The attack methodology involved briefly positioning an RFID reader near a legitimate badge—within centimeters for a fraction of a second—to capture encrypted communications during normal card-reader interaction. The captured data was processed using the published cryptanalysis to recover the card's encryption keys. With recovered keys, an attacker could read all data stored on the card and write that data to a blank MIFARE Classic card, creating a functionally identical clone that access control systems would accept as the original credential.
Failure Condition
The access control system's security failed because credential authenticity verification depended on encryption that could be compromised using commodity hardware and publicly available software. The CRYPTO1 algorithm's reliance on security through obscurity—keeping the algorithm secret rather than using proven cryptographic standards—meant that once the algorithm was reverse-engineered and weaknesses published, all deployments became simultaneously vulnerable. The proprietary approach prevented independent security review that might have identified weaknesses before public disclosure.
Badge cloning produced credentials functionally indistinguishable from legitimate badges at the system level. Access control readers authenticating cloned badges received valid cryptographic responses identical to those from original cards. Audit logs recorded access events under the cloned credential's identity, attributing entry to the legitimate badge holder rather than the attacker. No system-level indicator distinguished cloned from legitimate credentials during normal authentication.
The vulnerability created a permanent security gap for any facility continuing to use MIFARE Classic after disclosure. Unlike password compromises where changing passwords restores security, the CRYPTO1 weakness was inherent to the technology. Changing encryption keys on existing cards did not address the vulnerability because the same attack methodology could recover new keys. Meaningful remediation required replacing all cards and readers with technology using stronger cryptographic standards—a substantial infrastructure investment.
Observed Response
The National Institute of Standards and Technology issued guidance recommending federal agencies transition from MIFARE Classic to FIPS 201-compliant PIV credentials using advanced cryptographic capabilities resistant to cloning attacks. The guidance established technical requirements for replacement systems including mutual authentication between cards and readers, cryptographic algorithms meeting federal standards, and tamper-resistant hardware preventing key extraction.

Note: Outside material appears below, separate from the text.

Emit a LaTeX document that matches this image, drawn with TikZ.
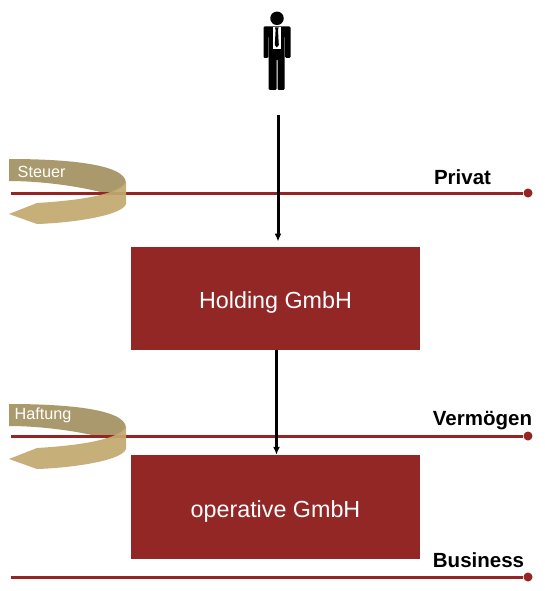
\documentclass[tikz,border=0pt]{standalone}
\usepackage{fontspec}
\setmainfont{Liberation Sans}
\definecolor{boxred}{HTML}{922726}
\definecolor{linered}{HTML}{962423}
\definecolor{tandark}{HTML}{A9996C}
\definecolor{tanlight}{HTML}{C2A96F}
\usetikzlibrary{arrows.meta}
\tikzset{
  gbox/.style={fill=boxred,draw=none,minimum width=289pt,minimum height=103pt,inner sep=0pt,text=white,text height=25pt,text depth=5pt,font=\fontsize{23.3}{27}\selectfont},
  level/.style={draw=linered,line width=3pt},
  enddot/.style={circle,fill=linered,minimum size=9pt,inner sep=0pt},
  levellabel/.style={font=\fontsize{20.5}{24}\selectfont\bfseries,anchor=base,inner sep=0pt},
  swooshlabel/.style={text=white,font=\fontsize{16.2}{19}\selectfont,anchor=base west,inner sep=0pt},
  flow/.style={draw=black,line width=3pt,-{Latex[length=8pt,width=7pt]}},
}
\newcommand{\swoosh}[1]{%
  \begin{scope}[yshift=#1]
  \fill[tandark] (9,159) .. controls (60,159) and (126,163) .. (126,183)
     .. controls (124,187) and (116,192) .. (108,194)
     .. controls (80,186) and (40,181) .. (9,181) -- cycle;
  \end{scope}}
\newcommand{\swooshfront}[1]{%
  \begin{scope}[yshift=#1]
  \fill[tanlight,opacity=.93] (126,181) -- (126,204)
     .. controls (122,216) and (70,223) .. (37,224)
     -- (9,214) -- (37,203)
     .. controls (70,201) and (120,196) .. (126,181) -- cycle;
  \end{scope}}
\begin{document}
\begin{tikzpicture}[x=1pt,y=-1pt]
\useasboundingbox (0,0) rectangle (545,591);
% person
\node[circle,fill=black,minimum size=13.5pt,inner sep=0pt] (head) at (277,18.3) {};
\fill[black,rounded corners=1.2pt] (263.5,26.5) -- (290.5,26.5) -- (290.5,58) -- (285.2,58) -- (285.2,36) -- (284.6,36) -- (284.6,90) -- (277.5,90) -- (277.5,59) -- (276.5,59) -- (276.5,90) -- (268.6,90) -- (268.6,36) -- (268.2,36) -- (268.2,58) -- (263.5,58) -- cycle;
\fill[white] (272.5,27) -- (281,27) -- (281,49.5) -- (272.5,49.5) -- cycle;
\fill[black] (275,27.5) -- (278.6,27.5) -- (278,30) -- (278.8,45) -- (276.8,47.5) -- (274.8,45) -- (275.6,30) -- cycle;
\coordinate (start) at (278,115);
% swooshes and levels
\swoosh{0pt}
\swoosh{-245pt}
\node[swooshlabel] (steuer) at (17.5,177) {Steuer};
\node[swooshlabel] (haftung) at (14.5,419) {Haftung};
\coordinate (p1) at (11,193);
\node[enddot] (p2) at (528,193) {};
\coordinate (v1) at (11,436);
\node[enddot] (v2) at (528,436) {};
\coordinate (b1) at (11,577);
\node[enddot] (b2) at (528,577) {};
\draw[level] (p1) -- (p2);
\draw[level] (v1) -- (v2);
\draw[level] (b1) -- (b2);
\swooshfront{0pt}
\swooshfront{-245pt}
% boxes
\node[gbox] (holding) at (275.5,298.5) {Holding GmbH};
\node[gbox,minimum height=104pt] (operative) at (275.5,507) {operative GmbH};
\coordinate (hin) at (278,241.5);
\draw[flow] (start) -- (hin);
\draw[flow] (holding.south -| 276.5,0) -- (operative.north -| 276.5,0);
% labels
\node[levellabel] (privat) at (462.5,184) {Privat};
\node[levellabel] (verm) at (482.5,425) {Vermögen};
\node[levellabel] (bus) at (478.5,567) {Business};
\end{tikzpicture}
\end{document}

Federal agencies initiated migration programs to replace MIFARE Classic infrastructure with PIV-compliant systems. The Department of Defense, General Services Administration, and intelligence community agencies began procuring and deploying replacement readers and credentials. However, migration timelines extended over years due to the scale of infrastructure requiring replacement—thousands of readers across hundreds of facilities—combined with budget constraints and operational requirements to maintain access control during transition.
Analytical Findings
- 2008 research disclosed MIFARE Classic CRYPTO1 encryption vulnerabilities enabling badge cloning using commodity hardware and open-source software
- Attack captured encrypted communications through brief proximity to legitimate badges, recovered encryption keys within seconds, and wrote cloned credentials to blank cards
- Cloned badges authenticated identically to originals—access control systems could not distinguish cloned from legitimate credentials
- Proprietary encryption algorithm prevented independent security review that might have identified weaknesses before public disclosure
- Vulnerability affected billions of deployed MIFARE Classic cards globally across government, corporate, transit, and educational facilities
- Inherent technological weakness meant changing encryption keys did not remediate vulnerability—same attack recovered new keys
- Multi-year migration timelines created extended vulnerability windows while replacement systems were procured and deployed
- NIST guidance recommended transition to FIPS 201-compliant PIV credentials with federal cryptographic standards
Physical access control systems depending on proprietary encryption for credential authentication create systemic vulnerability when cryptographic weaknesses are discovered, simultaneously compromising all deployments using the affected technology. Badge cloning attacks producing credentials indistinguishable from legitimate badges at the system level bypass access controls without triggering security indicators. Infrastructure replacement timelines extending over years create vulnerability windows where known-compromised credentials continue operating because replacement cannot be instantaneous. The pattern demonstrates how security-through-obscurity approaches to cryptographic protection in widely deployed physical security systems create single points of failure affecting entire facility networks when algorithmic weaknesses become publicly known. Similar technology-dependent security failures occur whenever access control relies on proprietary rather than standards-based cryptographic verification.
- 1. Garcia, Flavio D., et al. "Dismantling MIFARE Classic," European Symposium on Research in Computer Security, 2008.
- 2. National Institute of Standards and Technology, FIPS 201-2, "Personal Identity Verification (PIV) of Federal Employees and Contractors," 2013.
- 3. Nohl, Karsten, and Starbug. "Reverse Engineering a Cryptographic RFID Tag," USENIX Security Symposium, 2008.
- 4. Government Accountability Office, "Facility Access Control: Agencies Should Periodically Assess Risks," GAO-19-138, January 2019.
- 5. U.S. Department of Homeland Security, "Physical Access Control Systems Technical Implementation Guide," security configuration guidance.